== DATA BLOCK
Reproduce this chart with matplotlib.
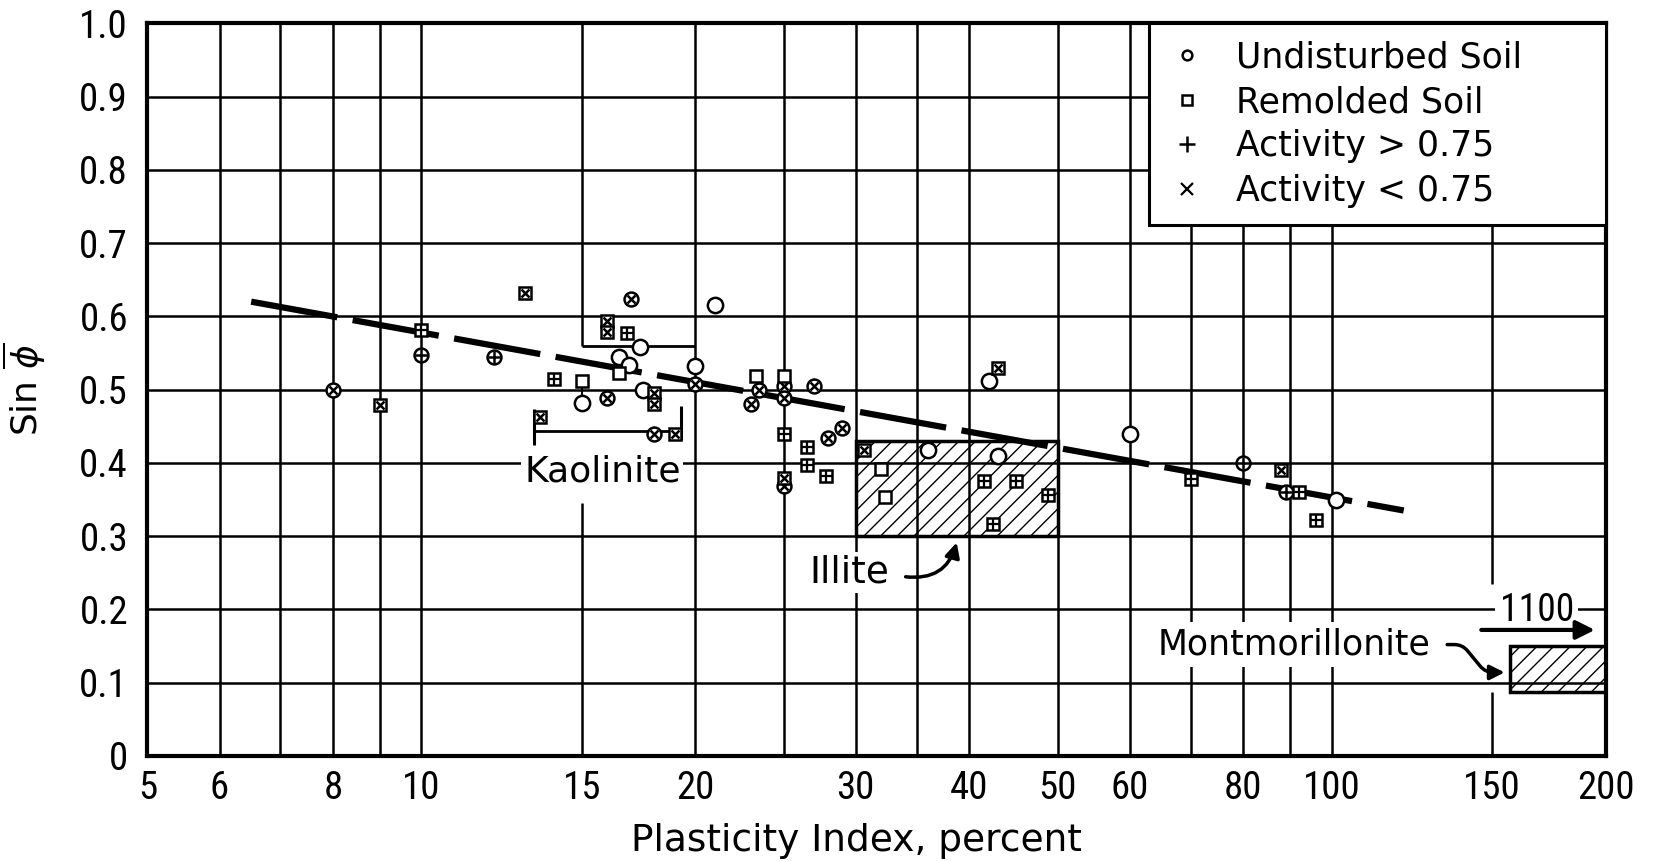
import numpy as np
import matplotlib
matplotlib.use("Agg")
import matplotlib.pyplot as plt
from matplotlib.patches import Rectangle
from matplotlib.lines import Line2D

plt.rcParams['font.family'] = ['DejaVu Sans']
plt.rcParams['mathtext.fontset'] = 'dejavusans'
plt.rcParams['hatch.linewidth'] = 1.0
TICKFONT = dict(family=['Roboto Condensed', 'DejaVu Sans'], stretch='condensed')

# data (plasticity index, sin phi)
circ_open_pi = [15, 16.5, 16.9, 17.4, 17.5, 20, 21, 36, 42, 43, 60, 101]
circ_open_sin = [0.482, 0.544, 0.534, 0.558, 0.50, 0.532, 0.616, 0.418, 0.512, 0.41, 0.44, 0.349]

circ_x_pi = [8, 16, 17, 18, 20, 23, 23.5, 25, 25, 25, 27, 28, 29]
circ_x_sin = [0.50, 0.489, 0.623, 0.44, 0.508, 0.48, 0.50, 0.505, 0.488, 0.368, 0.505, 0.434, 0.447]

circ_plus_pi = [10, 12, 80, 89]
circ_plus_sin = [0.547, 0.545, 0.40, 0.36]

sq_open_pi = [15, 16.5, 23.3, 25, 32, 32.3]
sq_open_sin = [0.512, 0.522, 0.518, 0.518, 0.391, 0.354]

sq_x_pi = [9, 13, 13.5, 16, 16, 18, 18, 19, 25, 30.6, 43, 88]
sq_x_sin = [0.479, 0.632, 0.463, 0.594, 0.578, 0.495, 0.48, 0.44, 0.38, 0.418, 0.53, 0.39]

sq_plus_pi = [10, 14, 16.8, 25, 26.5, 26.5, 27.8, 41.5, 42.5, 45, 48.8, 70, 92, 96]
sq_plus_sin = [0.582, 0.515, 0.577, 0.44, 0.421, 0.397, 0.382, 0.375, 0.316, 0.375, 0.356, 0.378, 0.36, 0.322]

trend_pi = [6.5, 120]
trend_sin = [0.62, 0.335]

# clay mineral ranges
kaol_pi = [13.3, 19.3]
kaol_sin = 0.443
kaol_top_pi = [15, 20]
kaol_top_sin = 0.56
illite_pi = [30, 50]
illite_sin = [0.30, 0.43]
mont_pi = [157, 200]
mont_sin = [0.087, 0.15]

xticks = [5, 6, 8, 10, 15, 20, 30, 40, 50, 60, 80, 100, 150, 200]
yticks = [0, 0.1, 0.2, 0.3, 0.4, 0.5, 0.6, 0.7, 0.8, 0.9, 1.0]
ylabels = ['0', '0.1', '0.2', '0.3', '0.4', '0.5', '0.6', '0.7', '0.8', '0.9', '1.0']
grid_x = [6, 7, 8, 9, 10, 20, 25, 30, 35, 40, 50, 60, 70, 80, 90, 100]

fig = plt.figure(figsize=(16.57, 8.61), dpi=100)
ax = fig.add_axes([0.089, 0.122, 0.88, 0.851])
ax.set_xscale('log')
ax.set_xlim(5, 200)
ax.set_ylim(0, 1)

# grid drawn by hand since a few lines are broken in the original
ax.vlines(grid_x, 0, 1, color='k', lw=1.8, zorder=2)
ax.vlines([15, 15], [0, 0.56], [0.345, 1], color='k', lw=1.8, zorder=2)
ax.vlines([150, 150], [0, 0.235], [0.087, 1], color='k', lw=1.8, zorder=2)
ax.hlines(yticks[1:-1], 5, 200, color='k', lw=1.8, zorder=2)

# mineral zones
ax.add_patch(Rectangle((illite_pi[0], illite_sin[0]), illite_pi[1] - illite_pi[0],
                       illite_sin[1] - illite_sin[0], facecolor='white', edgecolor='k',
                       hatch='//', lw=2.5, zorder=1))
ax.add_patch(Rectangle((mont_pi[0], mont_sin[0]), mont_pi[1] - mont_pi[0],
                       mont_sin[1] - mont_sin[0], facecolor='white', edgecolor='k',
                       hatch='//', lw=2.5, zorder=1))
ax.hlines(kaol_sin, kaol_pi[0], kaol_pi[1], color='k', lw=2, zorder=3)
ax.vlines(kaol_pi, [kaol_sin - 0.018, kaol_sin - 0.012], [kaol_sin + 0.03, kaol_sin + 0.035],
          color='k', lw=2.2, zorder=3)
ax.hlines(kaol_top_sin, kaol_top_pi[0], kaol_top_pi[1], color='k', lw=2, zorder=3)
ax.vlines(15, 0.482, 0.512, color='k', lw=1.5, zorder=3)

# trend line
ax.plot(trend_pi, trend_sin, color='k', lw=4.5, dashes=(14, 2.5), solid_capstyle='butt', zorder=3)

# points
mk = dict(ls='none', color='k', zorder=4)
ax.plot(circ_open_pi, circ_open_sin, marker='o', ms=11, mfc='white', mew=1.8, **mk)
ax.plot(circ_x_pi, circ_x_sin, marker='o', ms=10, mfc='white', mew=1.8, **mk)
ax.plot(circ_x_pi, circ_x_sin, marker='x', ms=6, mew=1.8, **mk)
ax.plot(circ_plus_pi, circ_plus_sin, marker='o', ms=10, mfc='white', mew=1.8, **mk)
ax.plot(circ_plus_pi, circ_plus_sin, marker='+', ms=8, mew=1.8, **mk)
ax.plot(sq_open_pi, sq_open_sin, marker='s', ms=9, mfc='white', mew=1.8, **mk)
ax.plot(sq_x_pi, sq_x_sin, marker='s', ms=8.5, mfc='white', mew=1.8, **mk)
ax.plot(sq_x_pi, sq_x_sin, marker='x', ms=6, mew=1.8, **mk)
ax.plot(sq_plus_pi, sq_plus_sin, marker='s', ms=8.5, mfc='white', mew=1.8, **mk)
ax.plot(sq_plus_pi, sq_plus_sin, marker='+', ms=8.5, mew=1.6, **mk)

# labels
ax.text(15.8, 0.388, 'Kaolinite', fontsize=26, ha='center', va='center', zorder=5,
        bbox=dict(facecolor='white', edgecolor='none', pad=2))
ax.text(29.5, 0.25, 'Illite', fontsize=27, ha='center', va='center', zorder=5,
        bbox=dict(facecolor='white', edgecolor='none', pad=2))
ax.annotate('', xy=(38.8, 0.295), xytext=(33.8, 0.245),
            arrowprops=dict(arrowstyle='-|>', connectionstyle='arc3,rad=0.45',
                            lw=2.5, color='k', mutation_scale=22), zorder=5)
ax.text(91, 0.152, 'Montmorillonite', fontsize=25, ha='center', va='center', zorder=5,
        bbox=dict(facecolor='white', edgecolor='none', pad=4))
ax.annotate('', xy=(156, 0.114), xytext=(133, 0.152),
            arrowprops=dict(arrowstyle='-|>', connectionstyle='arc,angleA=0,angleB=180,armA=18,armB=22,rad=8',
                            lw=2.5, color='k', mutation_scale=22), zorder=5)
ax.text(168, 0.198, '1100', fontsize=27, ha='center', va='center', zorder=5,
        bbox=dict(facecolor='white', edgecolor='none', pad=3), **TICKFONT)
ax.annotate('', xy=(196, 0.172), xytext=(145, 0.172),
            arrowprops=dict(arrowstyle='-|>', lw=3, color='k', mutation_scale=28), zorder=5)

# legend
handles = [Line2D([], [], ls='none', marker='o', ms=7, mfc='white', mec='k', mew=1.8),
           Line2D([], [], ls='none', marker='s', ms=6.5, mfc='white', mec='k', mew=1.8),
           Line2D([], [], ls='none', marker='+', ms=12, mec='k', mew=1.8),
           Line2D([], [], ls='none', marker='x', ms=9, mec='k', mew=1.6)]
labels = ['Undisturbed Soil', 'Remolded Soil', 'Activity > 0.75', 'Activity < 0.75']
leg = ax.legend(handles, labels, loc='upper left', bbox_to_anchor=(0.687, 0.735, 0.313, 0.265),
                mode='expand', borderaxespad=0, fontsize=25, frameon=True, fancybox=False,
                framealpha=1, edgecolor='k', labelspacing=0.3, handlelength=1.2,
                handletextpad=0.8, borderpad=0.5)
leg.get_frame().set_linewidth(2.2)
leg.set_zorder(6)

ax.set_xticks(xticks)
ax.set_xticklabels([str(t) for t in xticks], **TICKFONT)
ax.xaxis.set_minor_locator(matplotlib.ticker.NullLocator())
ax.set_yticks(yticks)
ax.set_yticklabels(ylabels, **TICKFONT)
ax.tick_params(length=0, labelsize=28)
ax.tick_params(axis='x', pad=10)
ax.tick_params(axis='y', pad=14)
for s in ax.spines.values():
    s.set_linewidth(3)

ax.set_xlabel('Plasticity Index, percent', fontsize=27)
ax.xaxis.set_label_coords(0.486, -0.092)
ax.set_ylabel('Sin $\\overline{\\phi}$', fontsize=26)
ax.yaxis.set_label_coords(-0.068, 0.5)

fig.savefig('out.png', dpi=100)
====
Take the material above from its first line through the line holding "from matplotlib.lines import Line2D" and set it down exactly, without the pictures.

WRITTEN RESPONSE>
Reproduce this chart with matplotlib.
import numpy as np
import matplotlib
matplotlib.use("Agg")
import matplotlib.pyplot as plt
from matplotlib.patches import Rectangle
from matplotlib.lines import Line2D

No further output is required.